__What is needed__
Set down the listing below verbatim, but only from its first line through the line containing "cm_v = [1.23, 2.445, 1.23, -1.25, -2.395, -1.25, 1.23]".

__Data provided__
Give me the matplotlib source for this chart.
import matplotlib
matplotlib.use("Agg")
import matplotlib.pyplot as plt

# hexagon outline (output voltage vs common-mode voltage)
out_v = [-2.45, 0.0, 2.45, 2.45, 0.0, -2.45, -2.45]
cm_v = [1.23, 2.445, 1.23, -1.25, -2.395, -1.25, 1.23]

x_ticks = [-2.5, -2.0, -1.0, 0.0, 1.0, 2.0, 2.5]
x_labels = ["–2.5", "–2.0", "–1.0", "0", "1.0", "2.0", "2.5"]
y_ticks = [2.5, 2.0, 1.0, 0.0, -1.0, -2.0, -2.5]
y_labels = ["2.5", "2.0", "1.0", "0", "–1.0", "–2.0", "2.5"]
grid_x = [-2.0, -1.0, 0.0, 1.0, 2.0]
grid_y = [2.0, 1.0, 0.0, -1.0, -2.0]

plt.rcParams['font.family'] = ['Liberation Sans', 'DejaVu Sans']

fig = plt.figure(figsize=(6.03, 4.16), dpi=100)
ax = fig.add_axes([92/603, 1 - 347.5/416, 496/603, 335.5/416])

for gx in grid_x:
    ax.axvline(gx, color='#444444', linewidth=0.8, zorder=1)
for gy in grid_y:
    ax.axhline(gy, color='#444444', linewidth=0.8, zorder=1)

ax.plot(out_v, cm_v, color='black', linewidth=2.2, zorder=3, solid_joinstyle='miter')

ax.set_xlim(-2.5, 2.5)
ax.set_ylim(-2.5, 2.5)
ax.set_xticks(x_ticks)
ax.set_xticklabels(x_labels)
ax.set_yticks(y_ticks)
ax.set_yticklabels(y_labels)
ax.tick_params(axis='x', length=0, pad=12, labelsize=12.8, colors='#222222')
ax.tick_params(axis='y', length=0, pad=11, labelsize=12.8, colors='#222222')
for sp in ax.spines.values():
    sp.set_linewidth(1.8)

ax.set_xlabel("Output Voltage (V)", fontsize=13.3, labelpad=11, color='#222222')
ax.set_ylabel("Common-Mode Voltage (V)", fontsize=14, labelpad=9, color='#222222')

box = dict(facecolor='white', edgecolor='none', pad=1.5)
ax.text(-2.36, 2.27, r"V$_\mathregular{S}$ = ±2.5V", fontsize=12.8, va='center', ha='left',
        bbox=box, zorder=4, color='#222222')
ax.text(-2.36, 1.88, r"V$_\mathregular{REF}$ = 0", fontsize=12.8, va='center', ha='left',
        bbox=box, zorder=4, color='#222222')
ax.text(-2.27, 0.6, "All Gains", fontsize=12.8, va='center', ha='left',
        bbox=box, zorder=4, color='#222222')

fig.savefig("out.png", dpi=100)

__Finished answer__
Give me the matplotlib source for this chart.
import matplotlib
matplotlib.use("Agg")
import matplotlib.pyplot as plt

# hexagon outline (output voltage vs common-mode voltage)
out_v = [-2.45, 0.0, 2.45, 2.45, 0.0, -2.45, -2.45]
cm_v = [1.23, 2.445, 1.23, -1.25, -2.395, -1.25, 1.23]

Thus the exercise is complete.